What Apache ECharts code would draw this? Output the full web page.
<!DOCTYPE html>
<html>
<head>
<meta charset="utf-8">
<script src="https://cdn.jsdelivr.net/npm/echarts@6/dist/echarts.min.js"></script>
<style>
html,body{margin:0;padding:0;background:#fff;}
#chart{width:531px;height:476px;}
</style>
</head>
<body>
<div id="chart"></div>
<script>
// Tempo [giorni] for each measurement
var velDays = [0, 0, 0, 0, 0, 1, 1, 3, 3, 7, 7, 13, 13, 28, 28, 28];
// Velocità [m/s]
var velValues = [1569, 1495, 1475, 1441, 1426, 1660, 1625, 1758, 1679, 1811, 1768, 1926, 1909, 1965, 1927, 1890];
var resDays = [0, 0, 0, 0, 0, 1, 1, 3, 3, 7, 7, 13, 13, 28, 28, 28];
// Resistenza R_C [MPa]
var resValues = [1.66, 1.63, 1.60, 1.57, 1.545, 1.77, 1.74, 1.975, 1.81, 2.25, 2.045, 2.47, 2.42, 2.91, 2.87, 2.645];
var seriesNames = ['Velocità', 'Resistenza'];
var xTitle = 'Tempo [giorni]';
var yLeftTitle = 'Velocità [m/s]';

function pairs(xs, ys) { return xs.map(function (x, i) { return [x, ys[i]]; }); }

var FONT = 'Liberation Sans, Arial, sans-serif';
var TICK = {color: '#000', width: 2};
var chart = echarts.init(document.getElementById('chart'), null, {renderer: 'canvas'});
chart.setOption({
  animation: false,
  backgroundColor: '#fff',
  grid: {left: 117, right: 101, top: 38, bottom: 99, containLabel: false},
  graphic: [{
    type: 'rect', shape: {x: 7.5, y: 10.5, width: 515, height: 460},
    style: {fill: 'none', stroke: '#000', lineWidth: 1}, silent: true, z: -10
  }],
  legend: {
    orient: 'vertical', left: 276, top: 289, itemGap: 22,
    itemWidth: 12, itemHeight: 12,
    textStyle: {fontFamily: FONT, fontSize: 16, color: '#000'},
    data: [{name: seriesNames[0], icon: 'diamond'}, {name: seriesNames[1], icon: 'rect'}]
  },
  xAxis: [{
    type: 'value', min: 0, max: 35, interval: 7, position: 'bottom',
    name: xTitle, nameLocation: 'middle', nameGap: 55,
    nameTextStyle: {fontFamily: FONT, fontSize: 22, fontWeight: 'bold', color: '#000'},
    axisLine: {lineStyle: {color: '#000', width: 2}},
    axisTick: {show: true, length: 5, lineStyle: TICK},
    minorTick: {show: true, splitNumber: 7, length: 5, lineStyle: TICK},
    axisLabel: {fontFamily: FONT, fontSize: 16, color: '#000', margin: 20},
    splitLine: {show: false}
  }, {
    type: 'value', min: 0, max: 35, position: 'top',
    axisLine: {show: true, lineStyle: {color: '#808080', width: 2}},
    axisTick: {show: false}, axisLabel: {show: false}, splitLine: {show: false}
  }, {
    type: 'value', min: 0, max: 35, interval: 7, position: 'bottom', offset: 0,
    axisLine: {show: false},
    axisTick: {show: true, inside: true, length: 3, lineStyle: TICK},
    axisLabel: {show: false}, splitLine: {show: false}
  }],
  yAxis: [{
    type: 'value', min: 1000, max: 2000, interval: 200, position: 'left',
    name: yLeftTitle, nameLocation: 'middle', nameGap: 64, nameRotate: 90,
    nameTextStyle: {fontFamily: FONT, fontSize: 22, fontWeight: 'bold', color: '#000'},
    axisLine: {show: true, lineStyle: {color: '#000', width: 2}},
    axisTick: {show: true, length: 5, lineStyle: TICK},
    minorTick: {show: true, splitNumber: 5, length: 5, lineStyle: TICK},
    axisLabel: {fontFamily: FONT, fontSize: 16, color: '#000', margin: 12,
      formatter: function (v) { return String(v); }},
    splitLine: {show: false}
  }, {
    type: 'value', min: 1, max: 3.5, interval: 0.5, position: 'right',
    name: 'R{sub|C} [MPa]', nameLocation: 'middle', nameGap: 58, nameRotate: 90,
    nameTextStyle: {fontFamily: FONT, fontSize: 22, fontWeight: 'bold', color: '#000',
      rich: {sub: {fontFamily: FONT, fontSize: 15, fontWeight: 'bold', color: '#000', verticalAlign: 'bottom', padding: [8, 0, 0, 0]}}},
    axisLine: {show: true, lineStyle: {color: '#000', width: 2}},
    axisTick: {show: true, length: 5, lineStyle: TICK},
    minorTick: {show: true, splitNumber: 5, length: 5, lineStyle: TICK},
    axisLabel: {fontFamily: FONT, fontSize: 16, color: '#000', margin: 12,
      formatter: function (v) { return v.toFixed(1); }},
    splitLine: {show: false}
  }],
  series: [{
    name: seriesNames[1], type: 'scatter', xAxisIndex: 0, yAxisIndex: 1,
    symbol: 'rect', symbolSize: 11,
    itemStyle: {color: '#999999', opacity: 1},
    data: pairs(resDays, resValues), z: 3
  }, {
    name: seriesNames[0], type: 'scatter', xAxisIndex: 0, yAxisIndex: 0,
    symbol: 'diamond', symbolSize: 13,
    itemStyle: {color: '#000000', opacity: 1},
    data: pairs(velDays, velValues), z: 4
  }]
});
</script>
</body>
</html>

BRIEF: Write out all the lines again, exactly as they are.

FINAL RESULT:
What Apache ECharts code would draw this? Output the full web page.
<!DOCTYPE html>
<html>
<head>
<meta charset="utf-8">
<script src="https://cdn.jsdelivr.net/npm/echarts@6/dist/echarts.min.js"></script>
<style>
html,body{margin:0;padding:0;background:#fff;}
#chart{width:531px;height:476px;}
</style>
</head>
<body>
<div id="chart"></div>
<script>
// Tempo [giorni] for each measurement
var velDays = [0, 0, 0, 0, 0, 1, 1, 3, 3, 7, 7, 13, 13, 28, 28, 28];
// Velocità [m/s]
var velValues = [1569, 1495, 1475, 1441, 1426, 1660, 1625, 1758, 1679, 1811, 1768, 1926, 1909, 1965, 1927, 1890];
var resDays = [0, 0, 0, 0, 0, 1, 1, 3, 3, 7, 7, 13, 13, 28, 28, 28];
// Resistenza R_C [MPa]
var resValues = [1.66, 1.63, 1.60, 1.57, 1.545, 1.77, 1.74, 1.975, 1.81, 2.25, 2.045, 2.47, 2.42, 2.91, 2.87, 2.645];
var seriesNames = ['Velocità', 'Resistenza'];
var xTitle = 'Tempo [giorni]';
var yLeftTitle = 'Velocità [m/s]';

function pairs(xs, ys) { return xs.map(function (x, i) { return [x, ys[i]]; }); }

var FONT = 'Liberation Sans, Arial, sans-serif';
var TICK = {color: '#000', width: 2};
var chart = echarts.init(document.getElementById('chart'), null, {renderer: 'canvas'});
chart.setOption({
  animation: false,
  backgroundColor: '#fff',
  grid: {left: 117, right: 101, top: 38, bottom: 99, containLabel: false},
  graphic: [{
    type: 'rect', shape: {x: 7.5, y: 10.5, width: 515, height: 460},
    style: {fill: 'none', stroke: '#000', lineWidth: 1}, silent: true, z: -10
  }],
  legend: {
    orient: 'vertical', left: 276, top: 289, itemGap: 22,
    itemWidth: 12, itemHeight: 12,
    textStyle: {fontFamily: FONT, fontSize: 16, color: '#000'},
    data: [{name: seriesNames[0], icon: 'diamond'}, {name: seriesNames[1], icon: 'rect'}]
  },
  xAxis: [{
    type: 'value', min: 0, max: 35, interval: 7, position: 'bottom',
    name: xTitle, nameLocation: 'middle', nameGap: 55,
    nameTextStyle: {fontFamily: FONT, fontSize: 22, fontWeight: 'bold', color: '#000'},
    axisLine: {lineStyle: {color: '#000', width: 2}},
    axisTick: {show: true, length: 5, lineStyle: TICK},
    minorTick: {show: true, splitNumber: 7, length: 5, lineStyle: TICK},
    axisLabel: {fontFamily: FONT, fontSize: 16, color: '#000', margin: 20},
    splitLine: {show: false}
  }, {
    type: 'value', min: 0, max: 35, position: 'top',
    axisLine: {show: true, lineStyle: {color: '#808080', width: 2}},
    axisTick: {show: false}, axisLabel: {show: false}, splitLine: {show: false}
  }, {
    type: 'value', min: 0, max: 35, interval: 7, position: 'bottom', offset: 0,
    axisLine: {show: false},
    axisTick: {show: true, inside: true, length: 3, lineStyle: TICK},
    axisLabel: {show: false}, splitLine: {show: false}
  }],
  yAxis: [{
    type: 'value', min: 1000, max: 2000, interval: 200, position: 'left',
    name: yLeftTitle, nameLocation: 'middle', nameGap: 64, nameRotate: 90,
    nameTextStyle: {fontFamily: FONT, fontSize: 22, fontWeight: 'bold', color: '#000'},
    axisLine: {show: true, lineStyle: {color: '#000', width: 2}},
    axisTick: {show: true, length: 5, lineStyle: TICK},
    minorTick: {show: true, splitNumber: 5, length: 5, lineStyle: TICK},
    axisLabel: {fontFamily: FONT, fontSize: 16, color: '#000', margin: 12,
      formatter: function (v) { return String(v); }},
    splitLine: {show: false}
  }, {
    type: 'value', min: 1, max: 3.5, interval: 0.5, position: 'right',
    name: 'R{sub|C} [MPa]', nameLocation: 'middle', nameGap: 58, nameRotate: 90,
    nameTextStyle: {fontFamily: FONT, fontSize: 22, fontWeight: 'bold', color: '#000',
      rich: {sub: {fontFamily: FONT, fontSize: 15, fontWeight: 'bold', color: '#000', verticalAlign: 'bottom', padding: [8, 0, 0, 0]}}},
    axisLine: {show: true, lineStyle: {color: '#000', width: 2}},
    axisTick: {show: true, length: 5, lineStyle: TICK},
    minorTick: {show: true, splitNumber: 5, length: 5, lineStyle: TICK},
    axisLabel: {fontFamily: FONT, fontSize: 16, color: '#000', margin: 12,
      formatter: function (v) { return v.toFixed(1); }},
    splitLine: {show: false}
  }],
  series: [{
    name: seriesNames[1], type: 'scatter', xAxisIndex: 0, yAxisIndex: 1,
    symbol: 'rect', symbolSize: 11,
    itemStyle: {color: '#999999', opacity: 1},
    data: pairs(resDays, resValues), z: 3
  }, {
    name: seriesNames[0], type: 'scatter', xAxisIndex: 0, yAxisIndex: 0,
    symbol: 'diamond', symbolSize: 13,
    itemStyle: {color: '#000000', opacity: 1},
    data: pairs(velDays, velValues), z: 4
  }]
});
</script>
</body>
</html>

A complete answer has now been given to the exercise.